先日、市民運動を担っている方々とお話しする機会があった。
世の中新型感染症の影響でどんなプライベートな会合でさえ開催することが困難な状況に追い込まれている。川崎教会も教会総会を書面表決で行わざるを得なかったが、それは市民運動にとっても同様で、しかも運動体にとってはみんなで集まって話し合ったり行動したりするのが生命線であるが故に、事態はより深刻なのだ。
その深刻さを象徴したひとつの出来事が先日の東京都知事選挙だった。これまでのいわゆる「選挙運動」なるものがほぼ出来ない中で、だからこそいわゆる「組織票」が結果を決定づけた。圧勝だった。対抗する立候補者の訴える内容は決して悪くはなかったし、こういう状況にもかかわらず多くの聴衆が詰めかけてもいた。だがそういうことが「結果」に影響を与えなかった。

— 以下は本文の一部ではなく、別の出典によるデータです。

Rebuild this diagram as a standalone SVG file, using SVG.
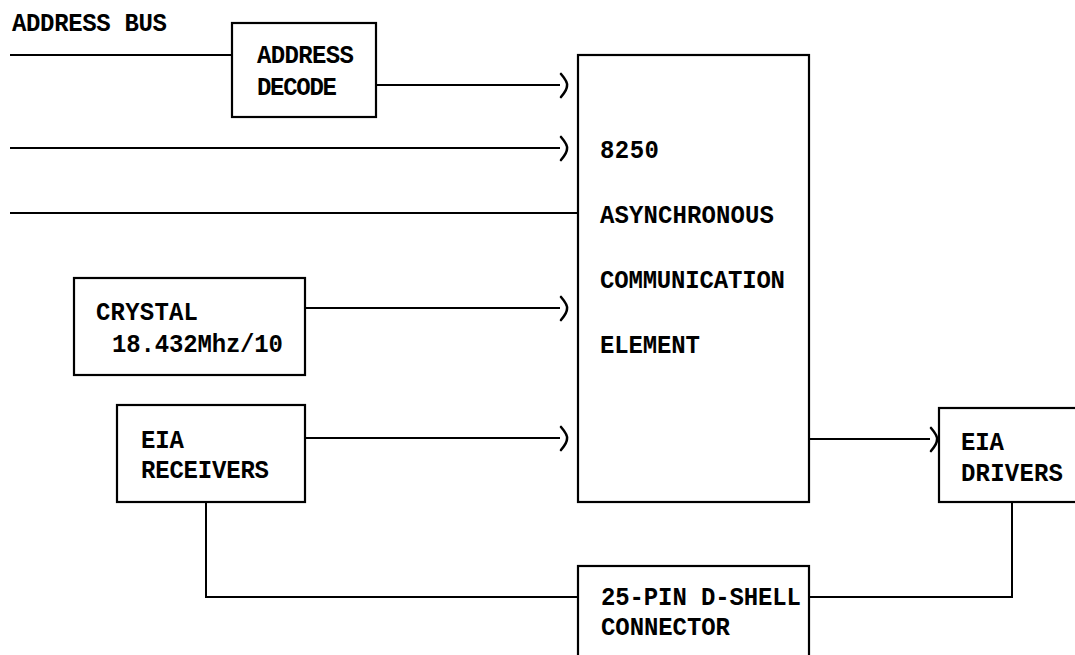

つまり、本当は届いてほしい人たちに思いが伝わらなかったのではないか。しかも伝えるチャンスを大幅に削がれた中では、そもそも手段を全部もがれてしまったようなもの。市民運動にとって寄って立つ根幹が問われているのではないか。そんなことを語り合ったのだった。

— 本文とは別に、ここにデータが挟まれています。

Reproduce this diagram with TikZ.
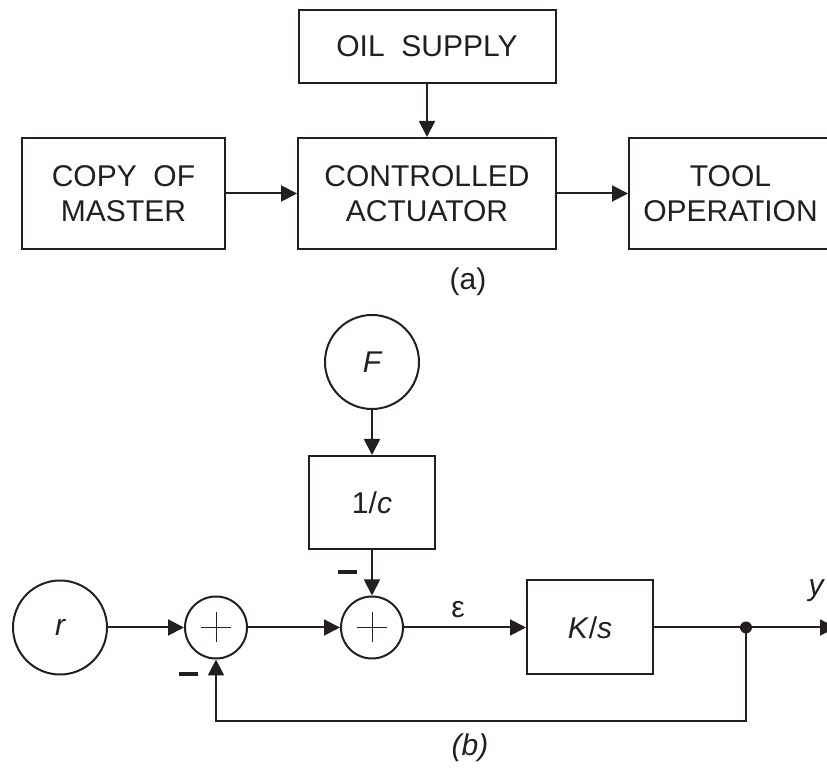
\documentclass[tikz,border=0pt]{standalone}
\usepackage{fontspec}
\setmainfont{Liberation Sans}
\usetikzlibrary{arrows.meta}
\definecolor{ink}{RGB}{35,31,32}

\begin{document}
\begin{tikzpicture}[x=0.5pt, y=-0.5pt, ink, line width=1pt,
    font=\fontsize{15}{17.5}\selectfont,
    blk/.style={draw, rectangle, align=center, inner sep=0pt},
    src/.style={draw, circle, inner sep=0pt, minimum size=47pt},
    summ/.style={draw, circle, inner sep=0pt, minimum size=31pt},
    arr/.style={-{Triangle[length=8pt,width=8pt]}}]
    \useasboundingbox (0,0) rectangle (827,769);

    % (a) Blocks
    \node[blk, minimum width=128.5pt, minimum height=36.5pt] (oil) at (427,46.5) {OIL~~SUPPLY};
    \node[blk, minimum width=101.5pt, minimum height=55.5pt] (copy) at (123.5,193.5) {COPY~~OF\\MASTER};
    \node[blk, minimum width=129pt, minimum height=55.5pt] (act) at (427,193.5) {CONTROLLED\\ACTUATOR};
    \node[blk, minimum width=101.5pt, minimum height=55.5pt] (tool) at (730.5,193.5) {TOOL\\OPERATION};
    \node (capa) at (468,282) {(a)};

    % (a) Arrows
    \draw[arr] (oil) -- (act);
    \draw[arr] (copy) -- (act);
    \draw[arr] (act) -- (tool);

    % (b) Blocks
    \node[src] (F) at (372,362) {\itshape F};
    \node[blk, minimum width=63pt, minimum height=46.5pt] (inv) at (372,502.5) {1/\textit{c}};
    \node[src] (r) at (60,627.5) {\itshape r};
    \node[summ] (sum1) at (216,627.5) {};
    \node[summ] (sum2) at (372,627.5) {};
    \node[blk, minimum width=63pt, minimum height=47pt] (plant) at (590,627.5) {\textit{K}/\textit{s}};
    \coordinate (br) at (746,627.5);
    \coordinate (out) at (836,627.5);
    \coordinate (fb) at (746,721);

    % Plus signs
    \foreach \s in {sum1,sum2} {
        \draw[line width=0.5pt] ([xshift=-7.5pt]\s.center) -- ([xshift=7.5pt]\s.center);
        \draw[line width=0.5pt] ([yshift=-7.5pt]\s.center) -- ([yshift=7.5pt]\s.center);
    }

    % (b) Arrows
    \draw[arr] (F) -- (inv);
    \draw[arr] (inv) -- (sum2);
    \draw[arr] (r) -- (sum1);
    \draw[arr] (sum1) -- (sum2);
    \draw[arr] (sum2) -- (plant);
    \draw[arr] (plant) -- (out);
    \fill (br) circle (3pt);
    \draw[arr] (br) -- (fb) -| (sum1.south);

    % Labels
    \node (eps) at (458,610) {ε};
    \node (lbly) at (816,591) {\itshape y};
    \node[inner sep=0pt] (neg1) at (188,674.5) {\rule{9.5pt}{2pt}};
    \node[inner sep=0pt] (neg2) at (347,572.5) {\rule{9.5pt}{2pt}};
    \node (capb) at (470,748) {\itshape (b)};
\end{tikzpicture}
\end{document}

そういう会話を交わしながら、でもなんだかわたしはその話題に既視感を持っていた。そして気がついた。「訴える内容は決して悪くはない」のに「本当は届いてほしい人たちに思いが伝わらない」のは、なぁんだ、プロテスタントキリスト教会がこの国で150年も味わい続けている現実ではないか、と。
「コロナの影響」などと声高に叫ばなくても、教会はずっと以前からそういう状態だ(もちろん今回のことで更に加速はしたけど)。高齢化で後継者も育っていないのも今に始まったことではない。だけど、教会は続いてきた。人の力ではないからだ。
なんだ、希望はずっと足下にあったのだよ。青い鳥みたいなものだね。